• **What you should do**:
All the data must come back unchanged, except that pictures are left out.

• **Information supplied**:

━━━━━━━━

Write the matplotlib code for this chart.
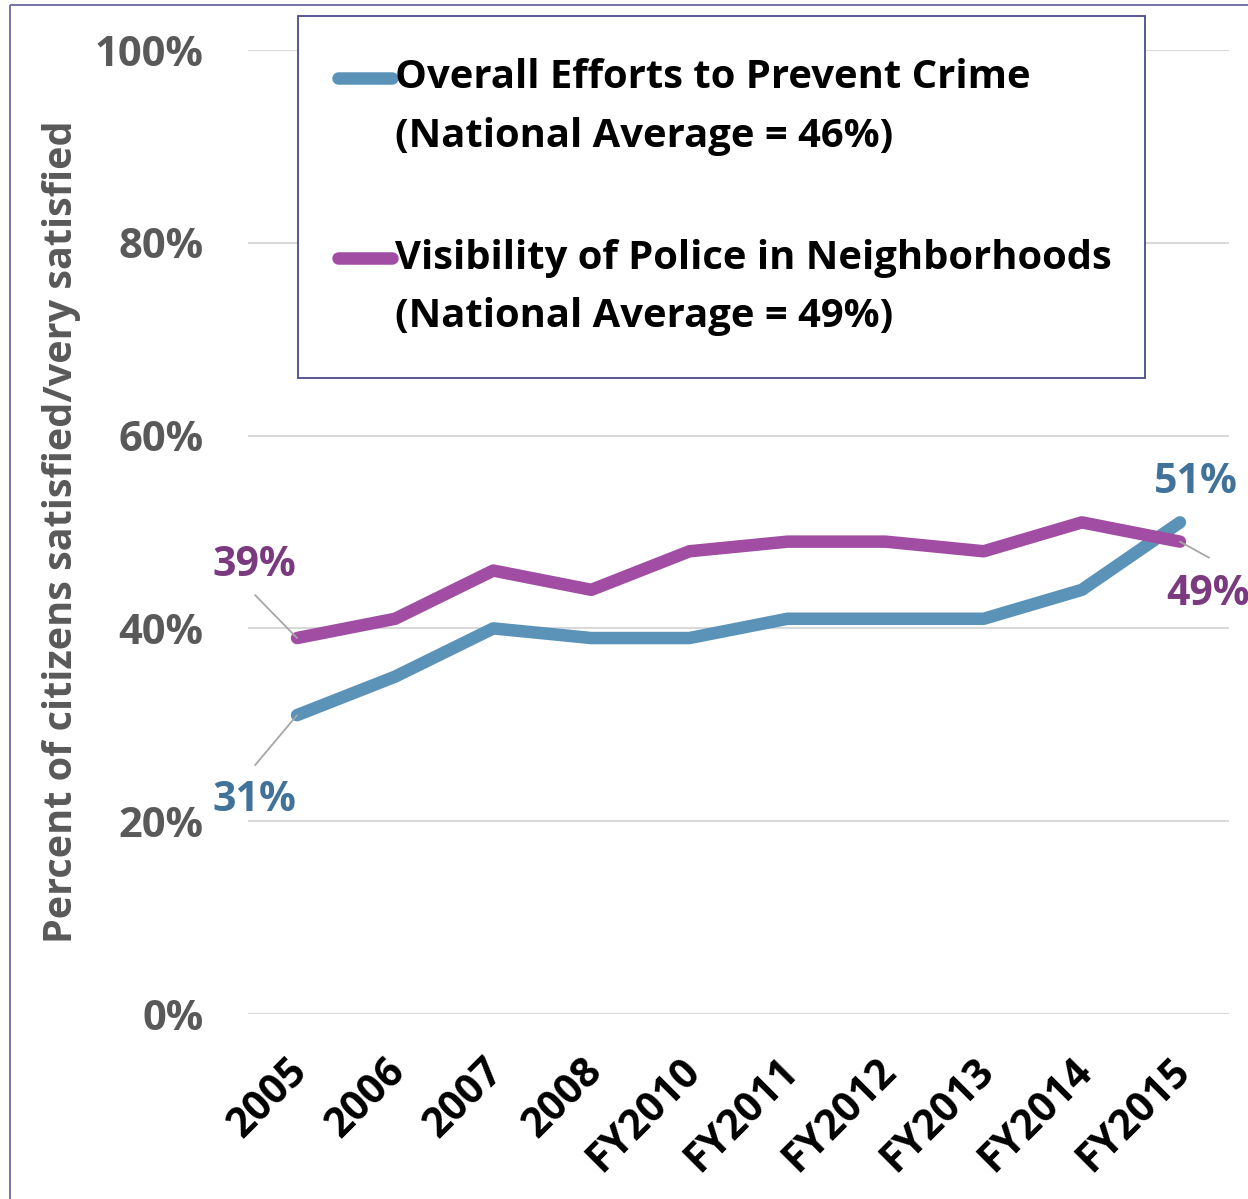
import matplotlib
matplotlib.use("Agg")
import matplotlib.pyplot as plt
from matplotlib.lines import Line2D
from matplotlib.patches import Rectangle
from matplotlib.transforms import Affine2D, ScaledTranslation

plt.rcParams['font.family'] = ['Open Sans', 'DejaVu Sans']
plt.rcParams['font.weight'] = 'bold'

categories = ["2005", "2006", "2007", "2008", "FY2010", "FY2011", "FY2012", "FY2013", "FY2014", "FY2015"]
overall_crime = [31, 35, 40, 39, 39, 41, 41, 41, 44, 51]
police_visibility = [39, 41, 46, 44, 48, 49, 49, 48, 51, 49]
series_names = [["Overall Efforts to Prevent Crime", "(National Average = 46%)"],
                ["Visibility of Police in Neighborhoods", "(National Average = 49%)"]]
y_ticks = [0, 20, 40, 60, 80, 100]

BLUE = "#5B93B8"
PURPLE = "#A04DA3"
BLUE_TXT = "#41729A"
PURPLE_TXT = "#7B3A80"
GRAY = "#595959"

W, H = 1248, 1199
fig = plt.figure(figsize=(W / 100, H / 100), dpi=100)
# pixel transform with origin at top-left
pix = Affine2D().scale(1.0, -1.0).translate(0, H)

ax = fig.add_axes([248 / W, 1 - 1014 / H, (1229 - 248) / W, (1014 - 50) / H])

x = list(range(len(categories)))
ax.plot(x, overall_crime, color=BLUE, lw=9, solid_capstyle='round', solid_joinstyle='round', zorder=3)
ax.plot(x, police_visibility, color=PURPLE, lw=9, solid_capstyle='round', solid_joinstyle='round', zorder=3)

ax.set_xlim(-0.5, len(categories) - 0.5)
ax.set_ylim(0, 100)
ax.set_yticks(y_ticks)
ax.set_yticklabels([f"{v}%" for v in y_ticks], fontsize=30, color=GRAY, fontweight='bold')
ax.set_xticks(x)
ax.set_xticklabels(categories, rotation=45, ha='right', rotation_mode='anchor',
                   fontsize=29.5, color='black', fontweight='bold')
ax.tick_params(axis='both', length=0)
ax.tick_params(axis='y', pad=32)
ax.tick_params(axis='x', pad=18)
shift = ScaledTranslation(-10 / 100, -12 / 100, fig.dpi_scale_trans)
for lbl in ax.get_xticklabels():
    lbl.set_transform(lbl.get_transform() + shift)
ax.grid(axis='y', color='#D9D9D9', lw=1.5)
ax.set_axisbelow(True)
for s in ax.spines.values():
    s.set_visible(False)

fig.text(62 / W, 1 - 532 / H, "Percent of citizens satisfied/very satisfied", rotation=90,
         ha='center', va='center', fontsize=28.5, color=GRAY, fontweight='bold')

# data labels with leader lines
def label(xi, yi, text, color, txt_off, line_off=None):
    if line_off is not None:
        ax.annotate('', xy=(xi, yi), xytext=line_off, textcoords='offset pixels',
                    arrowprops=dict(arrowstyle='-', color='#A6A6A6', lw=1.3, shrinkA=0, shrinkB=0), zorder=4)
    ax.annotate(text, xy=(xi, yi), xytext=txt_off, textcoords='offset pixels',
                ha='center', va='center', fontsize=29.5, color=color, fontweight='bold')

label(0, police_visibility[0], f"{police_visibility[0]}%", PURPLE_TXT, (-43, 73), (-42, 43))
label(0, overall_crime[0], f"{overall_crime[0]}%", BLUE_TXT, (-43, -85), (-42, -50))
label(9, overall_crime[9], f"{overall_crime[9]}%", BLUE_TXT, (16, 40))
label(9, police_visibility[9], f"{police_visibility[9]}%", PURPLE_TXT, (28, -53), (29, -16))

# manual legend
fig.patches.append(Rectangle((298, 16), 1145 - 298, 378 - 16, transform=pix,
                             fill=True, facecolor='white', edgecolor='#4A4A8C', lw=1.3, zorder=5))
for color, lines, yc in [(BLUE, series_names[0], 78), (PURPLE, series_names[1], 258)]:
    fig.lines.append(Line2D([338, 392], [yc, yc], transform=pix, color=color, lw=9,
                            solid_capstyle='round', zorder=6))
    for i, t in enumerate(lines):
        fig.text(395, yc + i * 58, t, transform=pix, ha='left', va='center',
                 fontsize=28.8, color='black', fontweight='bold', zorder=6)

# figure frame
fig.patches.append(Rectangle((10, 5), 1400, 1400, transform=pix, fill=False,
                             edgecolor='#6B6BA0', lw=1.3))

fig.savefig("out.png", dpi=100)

━━━━━━━━

• **Output for this task**:
Write the matplotlib code for this chart.
import matplotlib
matplotlib.use("Agg")
import matplotlib.pyplot as plt
from matplotlib.lines import Line2D
from matplotlib.patches import Rectangle
from matplotlib.transforms import Affine2D, ScaledTranslation

plt.rcParams['font.family'] = ['Open Sans', 'DejaVu Sans']
plt.rcParams['font.weight'] = 'bold'

categories = ["2005", "2006", "2007", "2008", "FY2010", "FY2011", "FY2012", "FY2013", "FY2014", "FY2015"]
overall_crime = [31, 35, 40, 39, 39, 41, 41, 41, 44, 51]
police_visibility = [39, 41, 46, 44, 48, 49, 49, 48, 51, 49]
series_names = [["Overall Efforts to Prevent Crime", "(National Average = 46%)"],
                ["Visibility of Police in Neighborhoods", "(National Average = 49%)"]]
y_ticks = [0, 20, 40, 60, 80, 100]

BLUE = "#5B93B8"
PURPLE = "#A04DA3"
BLUE_TXT = "#41729A"
PURPLE_TXT = "#7B3A80"
GRAY = "#595959"

W, H = 1248, 1199
fig = plt.figure(figsize=(W / 100, H / 100), dpi=100)
# pixel transform with origin at top-left
pix = Affine2D().scale(1.0, -1.0).translate(0, H)

ax = fig.add_axes([248 / W, 1 - 1014 / H, (1229 - 248) / W, (1014 - 50) / H])

x = list(range(len(categories)))
ax.plot(x, overall_crime, color=BLUE, lw=9, solid_capstyle='round', solid_joinstyle='round', zorder=3)
ax.plot(x, police_visibility, color=PURPLE, lw=9, solid_capstyle='round', solid_joinstyle='round', zorder=3)

ax.set_xlim(-0.5, len(categories) - 0.5)
ax.set_ylim(0, 100)
ax.set_yticks(y_ticks)
ax.set_yticklabels([f"{v}%" for v in y_ticks], fontsize=30, color=GRAY, fontweight='bold')
ax.set_xticks(x)
ax.set_xticklabels(categories, rotation=45, ha='right', rotation_mode='anchor',
                   fontsize=29.5, color='black', fontweight='bold')
ax.tick_params(axis='both', length=0)
ax.tick_params(axis='y', pad=32)
ax.tick_params(axis='x', pad=18)
shift = ScaledTranslation(-10 / 100, -12 / 100, fig.dpi_scale_trans)
for lbl in ax.get_xticklabels():
    lbl.set_transform(lbl.get_transform() + shift)
ax.grid(axis='y', color='#D9D9D9', lw=1.5)
ax.set_axisbelow(True)
for s in ax.spines.values():
    s.set_visible(False)

fig.text(62 / W, 1 - 532 / H, "Percent of citizens satisfied/very satisfied", rotation=90,
         ha='center', va='center', fontsize=28.5, color=GRAY, fontweight='bold')

# data labels with leader lines
def label(xi, yi, text, color, txt_off, line_off=None):
    if line_off is not None:
        ax.annotate('', xy=(xi, yi), xytext=line_off, textcoords='offset pixels',
                    arrowprops=dict(arrowstyle='-', color='#A6A6A6', lw=1.3, shrinkA=0, shrinkB=0), zorder=4)
    ax.annotate(text, xy=(xi, yi), xytext=txt_off, textcoords='offset pixels',
                ha='center', va='center', fontsize=29.5, color=color, fontweight='bold')

label(0, police_visibility[0], f"{police_visibility[0]}%", PURPLE_TXT, (-43, 73), (-42, 43))
label(0, overall_crime[0], f"{overall_crime[0]}%", BLUE_TXT, (-43, -85), (-42, -50))
label(9, overall_crime[9], f"{overall_crime[9]}%", BLUE_TXT, (16, 40))
label(9, police_visibility[9], f"{police_visibility[9]}%", PURPLE_TXT, (28, -53), (29, -16))

# manual legend
fig.patches.append(Rectangle((298, 16), 1145 - 298, 378 - 16, transform=pix,
                             fill=True, facecolor='white', edgecolor='#4A4A8C', lw=1.3, zorder=5))
for color, lines, yc in [(BLUE, series_names[0], 78), (PURPLE, series_names[1], 258)]:
    fig.lines.append(Line2D([338, 392], [yc, yc], transform=pix, color=color, lw=9,
                            solid_capstyle='round', zorder=6))
    for i, t in enumerate(lines):
        fig.text(395, yc + i * 58, t, transform=pix, ha='left', va='center',
                 fontsize=28.8, color='black', fontweight='bold', zorder=6)

# figure frame
fig.patches.append(Rectangle((10, 5), 1400, 1400, transform=pix, fill=False,
                             edgecolor='#6B6BA0', lw=1.3))

fig.savefig("out.png", dpi=100)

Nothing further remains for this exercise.